___ DATA SECTION

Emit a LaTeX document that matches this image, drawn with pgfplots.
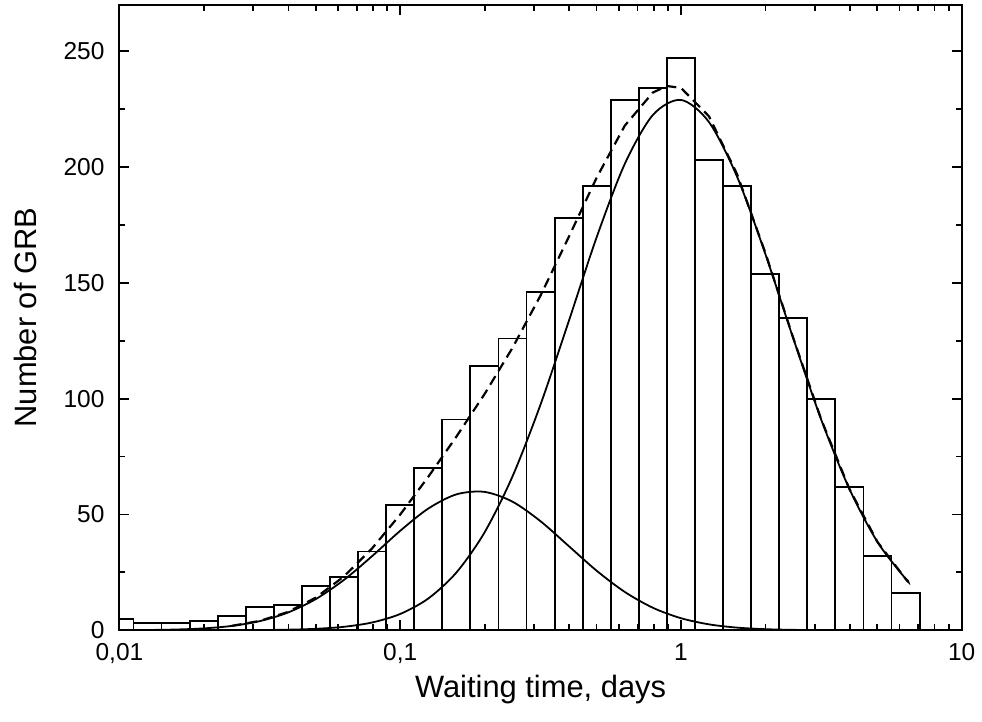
\documentclass[border=0pt]{standalone}
\usepackage{fontspec}
\setmainfont{Liberation Sans}
\usepackage{pgfplots}
\pgfplotsset{compat=1.18}

\begin{document}
\begin{tikzpicture}
\begin{axis}[
    scale only axis, width=423pt, height=314pt,
    xmode=log, log basis x=10,
    xmin=0.01, xmax=10, ymin=0, ymax=270,
    xtick={0.01,0.1,1,10},
    xticklabels={{0,01},{0,1},1,10},
    minor xtick={0.02,0.03,0.04,0.05,0.06,0.07,0.08,0.09,0.2,0.3,0.4,0.5,0.6,0.7,0.8,0.9,2,3,4,5,6,7,8,9},
    ytick={0,50,...,250},
    minor ytick={25,75,...,275},
    tick align=inside,
    major tick length=5pt, minor tick length=3pt,
    every tick/.style={black, line width=0.9pt},
    axis line style={line width=1pt},
    axis on top,
    /pgf/number format/assume math mode=true,
    tick label style={font=\fontsize{12.3}{14}\selectfont},
    xticklabel style={yshift=-3pt},
    yticklabel style={xshift=-4pt},
    label style={font=\fontsize{15.5}{18}\selectfont},
    xlabel={Waiting time, days},
    ylabel={Number of GRB},
    xlabel style={inner ysep=9pt, yshift=6.8pt},
    ylabel style={yshift=3pt, inner ysep=7pt},
    clip=true,
]
% histogram (left bin edges, counts)
\addplot[ybar interval, draw=black, fill=white, line width=0.9pt] coordinates {
 (0.0089125,5) (0.011220,3) (0.014125,3) (0.017783,4) (0.022387,6)
 (0.028184,10) (0.035481,11) (0.044668,19) (0.056234,23) (0.070795,34)
 (0.089125,54) (0.11220,70) (0.14125,91) (0.17783,114) (0.22387,126)
 (0.28184,146) (0.35481,178) (0.44668,192) (0.56234,229) (0.70795,234)
 (0.89125,247) (1.1220,203) (1.4125,192) (1.7783,154) (2.2387,135)
 (2.8184,100) (3.5481,62) (4.4668,32) (5.6234,16) (7.0795,16)
};
% short component
\addplot[black, line width=0.9pt, smooth] coordinates {
 (0.01,0.04) (0.012589,0.11) (0.015849,0.31) (0.019953,0.80) (0.025119,1.86)
 (0.031623,3.94) (0.039811,7.64) (0.050119,13.50) (0.063096,21.76) (0.079433,32.00)
 (0.1,42.93) (0.12589,52.54) (0.15849,58.67) (0.19953,59.75) (0.25119,55.52)
 (0.31623,47.06) (0.39811,36.39) (0.50119,25.67) (0.63096,16.53) (0.79433,9.70)
 (1,5.20) (1.2589,2.54) (1.5849,1.13) (1.9953,0.46) (2.5119,0.17) (3.1623,0.06)
};
% long component
\addplot[black, line width=0.9pt, smooth] coordinates {
 (0.01,0.0) (0.015849,0.003) (0.025119,0.03) (0.031623,0.09) (0.039811,0.24)
 (0.050119,0.62) (0.063096,1.49) (0.079433,3.35) (0.1,7.02) (0.12589,13.70)
 (0.15849,24.90) (0.19953,42.14) (0.25119,66.43) (0.31623,97.51) (0.39811,133.3)
 (0.50119,169.8) (0.63096,201.4) (0.79433,222.5) (1,229.0) (1.2589,219.4)
 (1.5849,195.8) (1.9953,162.7) (2.5119,126.0) (3.1623,90.8) (3.9811,61.0)
 (5.0119,38.1) (6.3096,22.2) (6.4565,21.0)
};
% sum
\addplot[black, line width=1.1pt, dash pattern=on 5pt off 3pt] coordinates {
 (0.025119,1.89) (0.031623,4.03) (0.039811,7.88) (0.050119,14.12) (0.063096,23.25)
 (0.079433,35.35) (0.1,49.95) (0.12589,66.24) (0.15849,83.57) (0.19953,101.89)
 (0.25119,121.95) (0.31623,144.57) (0.39811,169.7) (0.50119,195.5) (0.63096,217.9)
 (0.79433,232.2) (0.89125,235.0) (1,234.2) (1.2589,221.9) (1.5849,196.9)
 (1.9953,163.2) (2.5119,126.2) (3.1623,90.9) (3.9811,61.0) (5.0119,38.1)
 (6.3096,22.2) (6.4565,21.0)
};
\end{axis}
\path ([yshift=2.5pt]current axis.north);
\end{tikzpicture}
\end{document}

______

_TASK DESCRIPTION_
Give every line back word for word and leave the pictures out.

_FINISHED TASK_
Emit a LaTeX document that matches this image, drawn with pgfplots.
\documentclass[border=0pt]{standalone}
\usepackage{fontspec}
\setmainfont{Liberation Sans}
\usepackage{pgfplots}
\pgfplotsset{compat=1.18}

\begin{document}
\begin{tikzpicture}
\begin{axis}[
    scale only axis, width=423pt, height=314pt,
    xmode=log, log basis x=10,
    xmin=0.01, xmax=10, ymin=0, ymax=270,
    xtick={0.01,0.1,1,10},
    xticklabels={{0,01},{0,1},1,10},
    minor xtick={0.02,0.03,0.04,0.05,0.06,0.07,0.08,0.09,0.2,0.3,0.4,0.5,0.6,0.7,0.8,0.9,2,3,4,5,6,7,8,9},
    ytick={0,50,...,250},
    minor ytick={25,75,...,275},
    tick align=inside,
    major tick length=5pt, minor tick length=3pt,
    every tick/.style={black, line width=0.9pt},
    axis line style={line width=1pt},
    axis on top,
    /pgf/number format/assume math mode=true,
    tick label style={font=\fontsize{12.3}{14}\selectfont},
    xticklabel style={yshift=-3pt},
    yticklabel style={xshift=-4pt},
    label style={font=\fontsize{15.5}{18}\selectfont},
    xlabel={Waiting time, days},
    ylabel={Number of GRB},
    xlabel style={inner ysep=9pt, yshift=6.8pt},
    ylabel style={yshift=3pt, inner ysep=7pt},
    clip=true,
]
% histogram (left bin edges, counts)
\addplot[ybar interval, draw=black, fill=white, line width=0.9pt] coordinates {
 (0.0089125,5) (0.011220,3) (0.014125,3) (0.017783,4) (0.022387,6)
 (0.028184,10) (0.035481,11) (0.044668,19) (0.056234,23) (0.070795,34)
 (0.089125,54) (0.11220,70) (0.14125,91) (0.17783,114) (0.22387,126)
 (0.28184,146) (0.35481,178) (0.44668,192) (0.56234,229) (0.70795,234)
 (0.89125,247) (1.1220,203) (1.4125,192) (1.7783,154) (2.2387,135)
 (2.8184,100) (3.5481,62) (4.4668,32) (5.6234,16) (7.0795,16)
};
% short component
\addplot[black, line width=0.9pt, smooth] coordinates {
 (0.01,0.04) (0.012589,0.11) (0.015849,0.31) (0.019953,0.80) (0.025119,1.86)
 (0.031623,3.94) (0.039811,7.64) (0.050119,13.50) (0.063096,21.76) (0.079433,32.00)
 (0.1,42.93) (0.12589,52.54) (0.15849,58.67) (0.19953,59.75) (0.25119,55.52)
 (0.31623,47.06) (0.39811,36.39) (0.50119,25.67) (0.63096,16.53) (0.79433,9.70)
 (1,5.20) (1.2589,2.54) (1.5849,1.13) (1.9953,0.46) (2.5119,0.17) (3.1623,0.06)
};
% long component
\addplot[black, line width=0.9pt, smooth] coordinates {
 (0.01,0.0) (0.015849,0.003) (0.025119,0.03) (0.031623,0.09) (0.039811,0.24)
 (0.050119,0.62) (0.063096,1.49) (0.079433,3.35) (0.1,7.02) (0.12589,13.70)
 (0.15849,24.90) (0.19953,42.14) (0.25119,66.43) (0.31623,97.51) (0.39811,133.3)
 (0.50119,169.8) (0.63096,201.4) (0.79433,222.5) (1,229.0) (1.2589,219.4)
 (1.5849,195.8) (1.9953,162.7) (2.5119,126.0) (3.1623,90.8) (3.9811,61.0)
 (5.0119,38.1) (6.3096,22.2) (6.4565,21.0)
};
% sum
\addplot[black, line width=1.1pt, dash pattern=on 5pt off 3pt] coordinates {
 (0.025119,1.89) (0.031623,4.03) (0.039811,7.88) (0.050119,14.12) (0.063096,23.25)
 (0.079433,35.35) (0.1,49.95) (0.12589,66.24) (0.15849,83.57) (0.19953,101.89)
 (0.25119,121.95) (0.31623,144.57) (0.39811,169.7) (0.50119,195.5) (0.63096,217.9)
 (0.79433,232.2) (0.89125,235.0) (1,234.2) (1.2589,221.9) (1.5849,196.9)
 (1.9953,163.2) (2.5119,126.2) (3.1623,90.9) (3.9811,61.0) (5.0119,38.1)
 (6.3096,22.2) (6.4565,21.0)
};
\end{axis}
\path ([yshift=2.5pt]current axis.north);
\end{tikzpicture}
\end{document}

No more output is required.